However, to avoid getting too cheesy, I think one must not be cheesy for the sake of cheesiness. Sometimes a beginning writer adds a quotable quote or a witty repartee simply because they think it’s cute; however, that quotable quote or witty repartee is hardly justified. When a reader/audience senses this, they become conscious of the artificiality, and that’s when the cheesiness becomes cloyingly annoying. However, if the situation is unavoidable and the cheesiness is quite in context, then we get the kilig factor.
Before I even worry about the dialogue, I worry about the plot and my statement. Usually, when I am clear and convinced by both my plot and my statement, I no longer worry about dialogue. A good plot already tells me what motivates characters to speak, regardless of whether they’re male or female.
The love story as a subplot has to be simpler. It’s no longer an exploration of love; it’s about whatever the main plot wishes to discuss. It has to contribute to the main arc.
For example, in Raiders of the Lost Ark, there’s the love story between Marion Ravenwood and Indiana Jones. The arc was very important to Indiana. Especially in the climax of the film, Indiana prioritizes the safety of Marion over getting the Ark of the Covenant from the antagonists. I think that says something.
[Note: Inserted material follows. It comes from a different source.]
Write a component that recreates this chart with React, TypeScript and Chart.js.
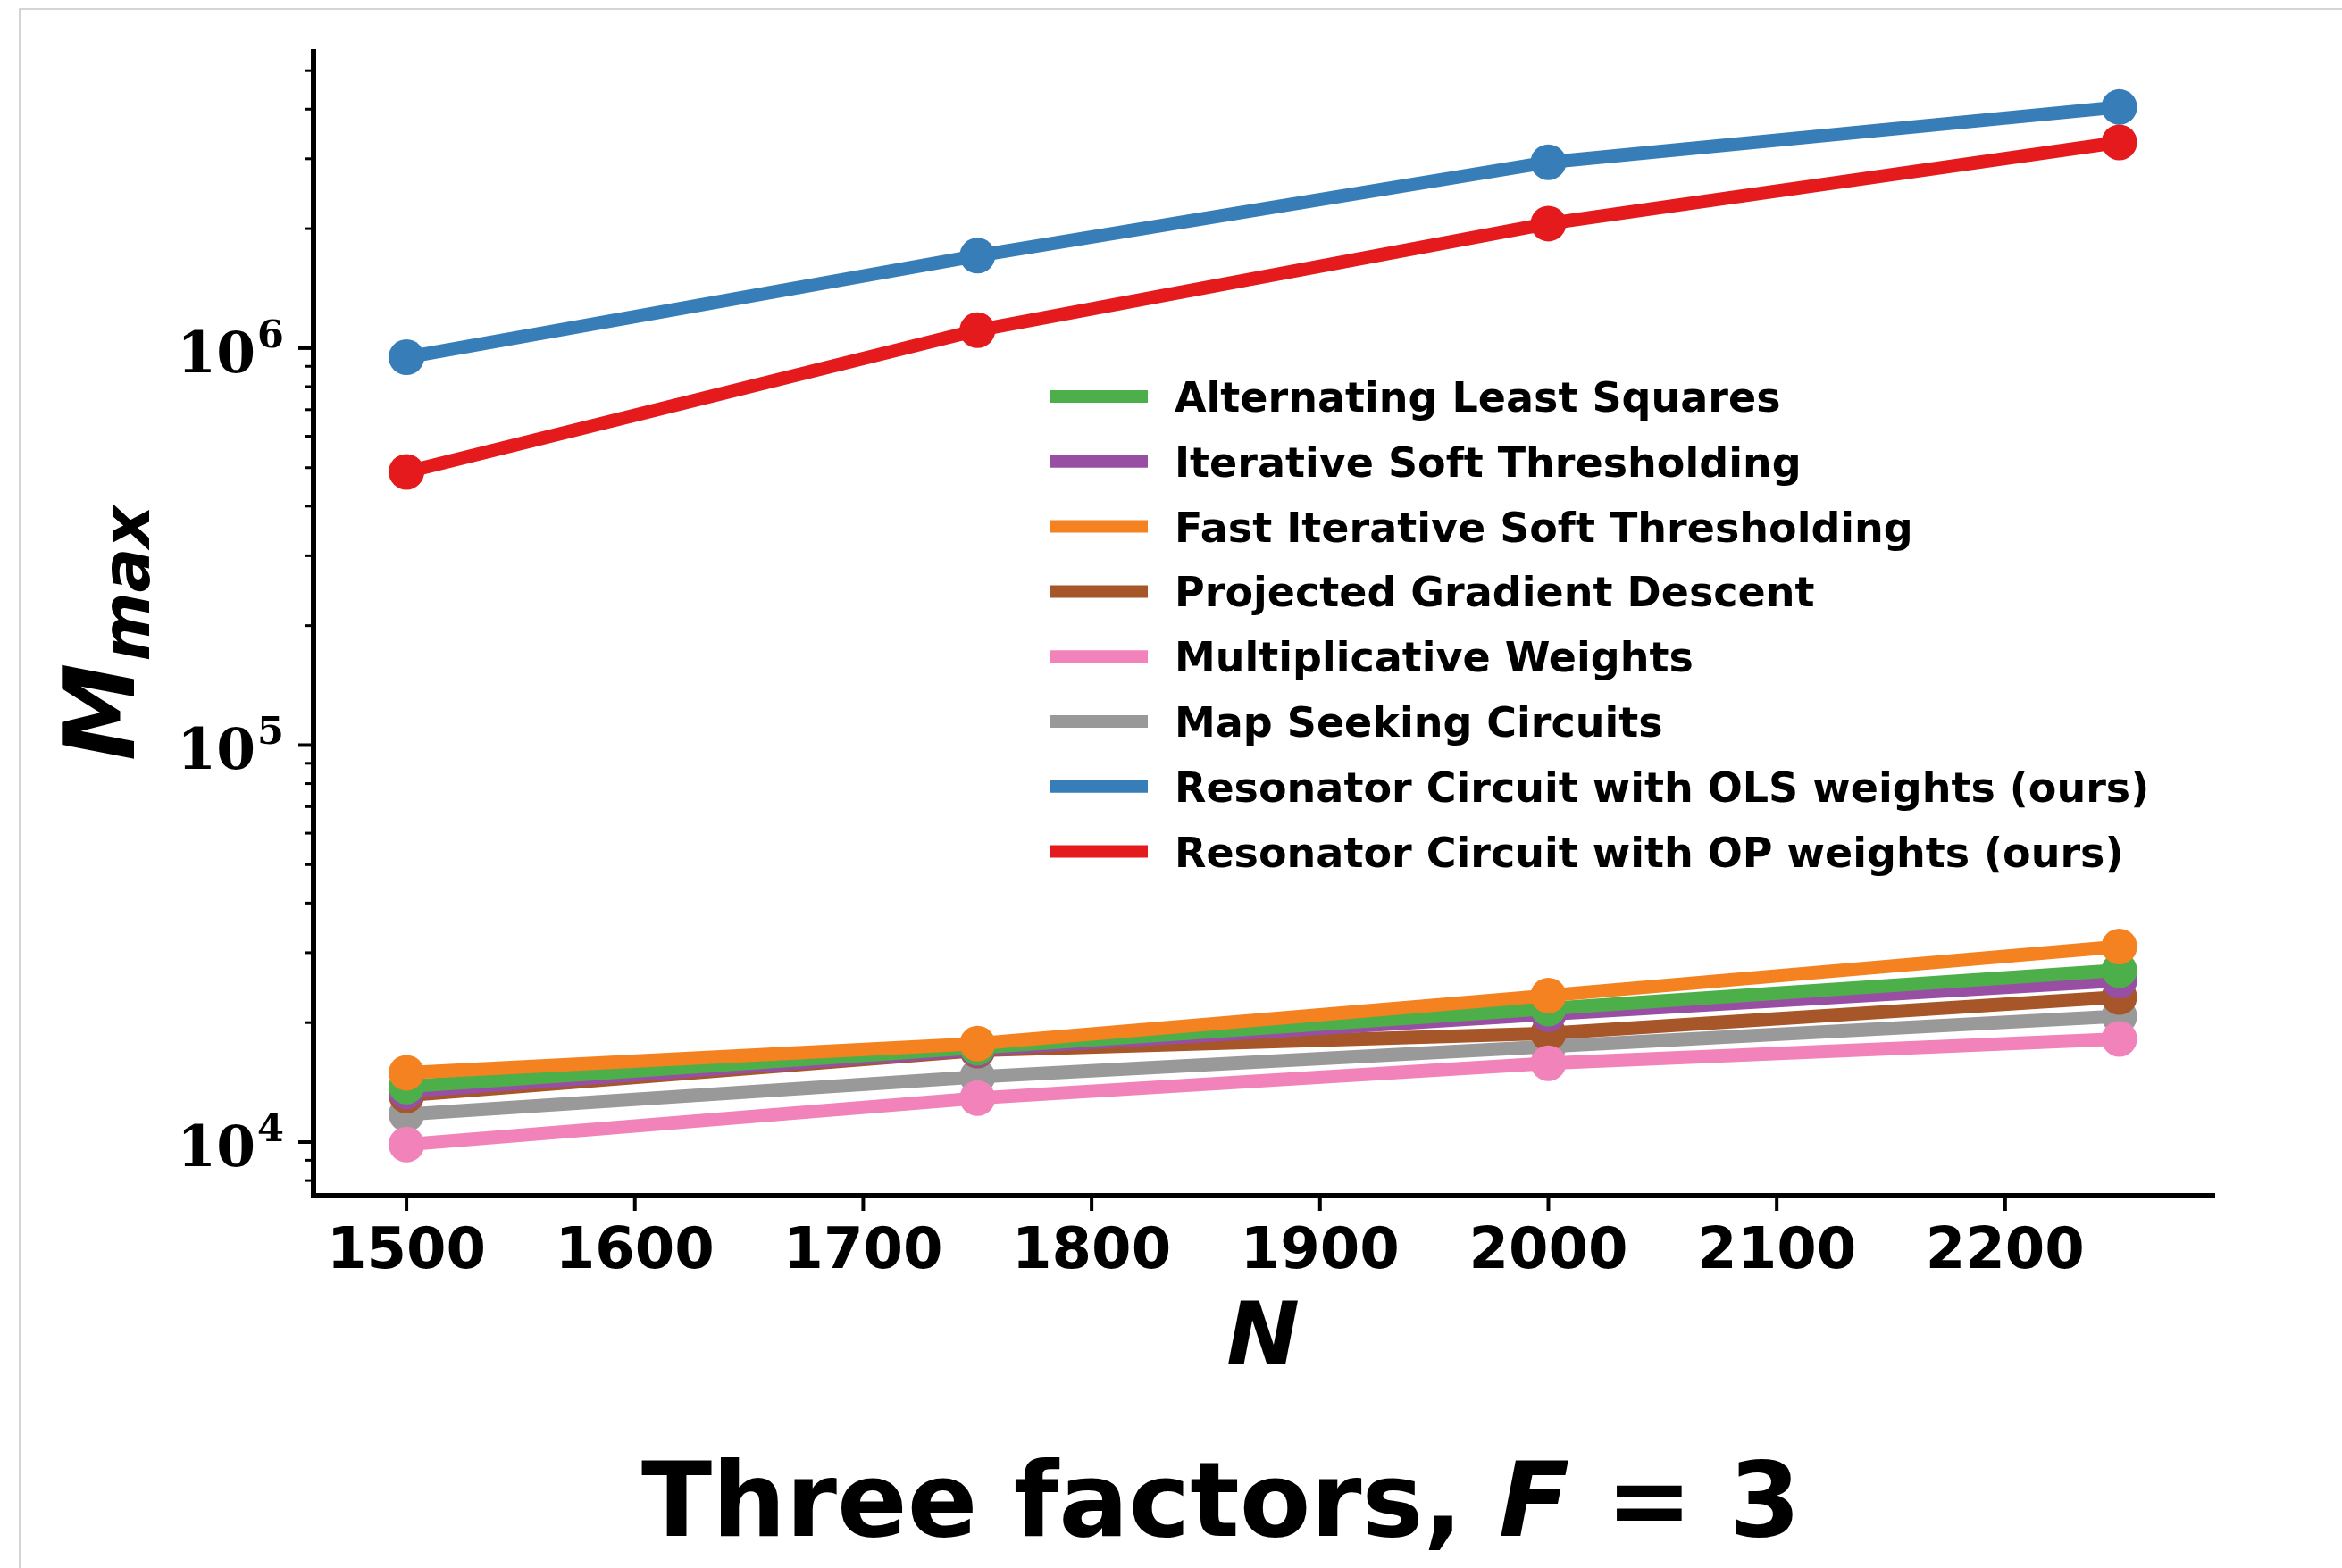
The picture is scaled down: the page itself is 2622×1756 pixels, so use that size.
import React, { useEffect, useRef } from "react";
import { Chart, registerables } from "chart.js";

Chart.register(...registerables);

// Problem size N on the x axis
const N_VALUES = [1500, 1750, 2000, 2250];

const SERIES_LABELS = [
  "Alternating Least Squares",
  "Iterative Soft Thresholding",
  "Fast Iterative Soft Thresholding",
  "Projected Gradient Descent",
  "Multiplicative Weights",
  "Map Seeking Circuits",
  "Resonator Circuit with OLS weights (ours)",
  "Resonator Circuit with OP weights (ours)",
];

const SERIES_COLORS = [
  "#4daf4a",
  "#984ea3",
  "#f58220",
  "#a65628",
  "#f283ba",
  "#999999",
  "#377eb8",
  "#e41a1c",
];

// M_max per method
const alsMax = [13800, 17300, 21700, 27100];
const istMax = [13400, 17100, 21000, 25500];
const fistaMax = [14950, 17700, 23400, 31100];
const pgdMax = [13100, 17000, 18800, 23200];
const mwMax = [9860, 12900, 15800, 18200];
const mscMax = [11750, 14600, 17400, 20750];
const olsMax = [949000, 1710000, 2940000, 4050000];
const opMax = [488000, 1110000, 2060000, 3300000];

const SERIES_VALUES = [alsMax, istMax, fistaMax, pgdMax, mwMax, mscMax, olsMax, opMax];

// stacking: lower number is drawn on top
const DRAW_ORDER = [4, 5, 2, 6, 3, 7, 1, 0];

const X_TICKS = [1500, 1600, 1700, 1800, 1900, 2000, 2100, 2200];
const Y_MAJOR_TICKS = [1e4, 1e5, 1e6];
const Y_MAJOR_EXPONENTS = ["4", "5", "6"];
const Y_DECADES = [1e3, 1e4, 1e5, 1e6];
const MINOR_MULTIPLIERS = [2, 3, 4, 5, 6, 7, 8, 9];

const X_MIN = 1459.3;
const X_MAX = 2290.8;
const Y_MIN = 7330;
const Y_MAX = 5.58e6;

const W = 2622;
const H = 1756;

const SANS = '"DejaVu Sans", "Liberation Sans", sans-serif';
const SERIF = '"DejaVu Serif", "Liberation Serif", serif';

const decorations = {
  id: "decorations",
  afterDraw(chart: any) {
    const { ctx } = chart;
    const a = chart.chartArea;
    const xs = chart.scales.x;
    const ys = chart.scales.y;
    ctx.save();

    // figure frame
    ctx.strokeStyle = "#d4d4d4";
    ctx.lineWidth = 2;
    ctx.beginPath();
    ctx.moveTo(22, H);
    ctx.lineTo(22, 10);
    ctx.lineTo(W, 10);
    ctx.stroke();

    ctx.strokeStyle = "#000";
    ctx.fillStyle = "#000";
    ctx.lineCap = "butt";

    // x ticks
    ctx.lineWidth = 4;
    X_TICKS.forEach((v) => {
      const x = xs.getPixelForValue(v);
      ctx.beginPath();
      ctx.moveTo(x, a.bottom);
      ctx.lineTo(x, a.bottom + 17);
      ctx.stroke();
    });

    // y major ticks
    Y_MAJOR_TICKS.forEach((v) => {
      const y = ys.getPixelForValue(v);
      ctx.lineWidth = 4;
      ctx.beginPath();
      ctx.moveTo(a.left, y);
      ctx.lineTo(a.left - 17, y);
      ctx.stroke();
    });

    // y minor ticks
    ctx.lineWidth = 3;
    Y_DECADES.forEach((d) => {
      MINOR_MULTIPLIERS.forEach((m) => {
        const v = d * m;
        if (v < Y_MIN || v > Y_MAX) return;
        const y = ys.getPixelForValue(v);
        ctx.beginPath();
        ctx.moveTo(a.left, y);
        ctx.lineTo(a.left - 10, y);
        ctx.stroke();
      });
    });

    // spines
    ctx.lineWidth = 6;
    ctx.lineCap = "square";
    ctx.beginPath();
    ctx.moveTo(a.left, a.top);
    ctx.lineTo(a.left, a.bottom);
    ctx.lineTo(a.right, a.bottom);
    ctx.stroke();

    // x tick labels
    ctx.font = `bold 64px ${SANS}`;
    ctx.textAlign = "center";
    ctx.textBaseline = "alphabetic";
    X_TICKS.forEach((v) => {
      ctx.fillText(String(v), xs.getPixelForValue(v), a.bottom + 81);
    });

    // y tick labels: 10^k
    Y_MAJOR_TICKS.forEach((v, i) => {
      const y = ys.getPixelForValue(v);
      ctx.font = `bold 63px ${SERIF}`;
      ctx.textAlign = "right";
      ctx.fillText("10", 286, y + 27);
      ctx.font = `bold 43px ${SERIF}`;
      ctx.textAlign = "left";
      ctx.fillText(Y_MAJOR_EXPONENTS[i], 288, y - 1);
    });

    // x axis title
    ctx.font = `italic bold 98px ${SANS}`;
    ctx.textAlign = "center";
    ctx.fillText("N", (a.left + a.right) / 2, 1528);

    // y axis title: M_max
    ctx.save();
    ctx.translate(150, 852);
    ctx.rotate(-Math.PI / 2);
    ctx.textAlign = "left";
    ctx.font = `italic bold 110px ${SANS}`;
    ctx.fillText("M", 0, 0);
    const mW = ctx.measureText("M").width;
    ctx.font = `italic bold 74px ${SANS}`;
    ctx.fillText("max", mW + 2, 17);
    ctx.restore();

    // legend
    const lx0 = 1175;
    const lx1 = 1285;
    const tx = 1315;
    const ly0 = 444;
    const step = 72.8;
    ctx.font = `bold 46px ${SANS}`;
    ctx.textAlign = "left";
    chart.data.datasets.forEach((ds: any, i: number) => {
      const y = ly0 + i * step;
      ctx.strokeStyle = ds.borderColor;
      ctx.lineWidth = 14;
      ctx.lineCap = "butt";
      ctx.beginPath();
      ctx.moveTo(lx0, y);
      ctx.lineTo(lx1, y);
      ctx.stroke();
      ctx.fillStyle = "#000";
      ctx.fillText(ds.label, tx, y + 17);
    });

    // figure caption
    const parts = [
      { t: "Three factors, ", f: `bold 116px ${SANS}` },
      { t: "F", f: `italic bold 116px ${SANS}` },
      { t: " = ", f: `bold 116px ${SANS}` },
      { t: "3", f: `bold 116px ${SANS}` },
    ];
    let total = 0;
    parts.forEach((p) => {
      ctx.font = p.f;
      total += ctx.measureText(p.t).width;
    });
    let cx = 1367 - total / 2;
    ctx.fillStyle = "#000";
    parts.forEach((p) => {
      ctx.font = p.f;
      ctx.fillText(p.t, cx, 1720);
      cx += ctx.measureText(p.t).width;
    });

    ctx.restore();
  },
};

export default function App() {
  const canvasRef = useRef<HTMLCanvasElement | null>(null);

  useEffect(() => {
    const canvas = canvasRef.current;
    if (!canvas) return;
    const datasets = SERIES_LABELS.map((label, i) => ({
      label,
      data: N_VALUES.map((n, j) => ({ x: n, y: SERIES_VALUES[i][j] })),
      borderColor: SERIES_COLORS[i],
      backgroundColor: SERIES_COLORS[i],
      pointBackgroundColor: SERIES_COLORS[i],
      pointBorderWidth: 0,
      pointRadius: 20,
      pointHoverRadius: 20,
      borderWidth: 15,
      borderJoinStyle: "round" as const,
      borderCapStyle: "butt" as const,
      tension: 0,
      fill: false,
      order: DRAW_ORDER[i],
    }));

    const chart = new Chart(canvas, {
      type: "line",
      data: { datasets },
      options: {
        animation: false,
        responsive: false,
        maintainAspectRatio: false,
        devicePixelRatio: 1,
        layout: { padding: { left: 351, right: W - 2477, top: 58, bottom: H - 1339 } },
        plugins: {
          legend: { display: false },
          tooltip: { enabled: false },
          title: { display: false },
        },
        events: [],
        scales: {
          x: { type: "linear", min: X_MIN, max: X_MAX, display: false },
          y: { type: "logarithmic", min: Y_MIN, max: Y_MAX, display: false },
        },
      },
      plugins: [decorations],
    });

    return () => {
      chart.destroy();
    };
  }, []);

  return (
    <div
      style={{
        position: "fixed",
        left: 0,
        top: 0,
        width: W,
        height: H,
        background: "#fff",
      }}
    >
      <canvas ref={canvasRef} width={W} height={H} style={{ width: W, height: H, display: "block" }} />
    </div>
  );
}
In The Mummy Returns (a very underrated movie), love becomes a subplot of survival. In that film, the love story of Rick and Evie is set in contrast to the love story of Anck-su-namun and Imhotep. It’s especially in the film’s climax where we see the clear distinction between love and self-love.
In both examples, the love stories as subplots are nowhere as complex as compared to stories that focus primarily on love. Nonetheless, they’re so integral to the main plot that these films would be drastically different without their love story subplots.
Dr. Joem Antonio has a Ph.D. in Creative Writing from UP Diliman and is an eight-time Palanca Award winner. He's also the Director of the MA Humanities Program at the University of Asia and the Pacific. For more information on his writing workshops, please visit https://www.storywritingschool.com.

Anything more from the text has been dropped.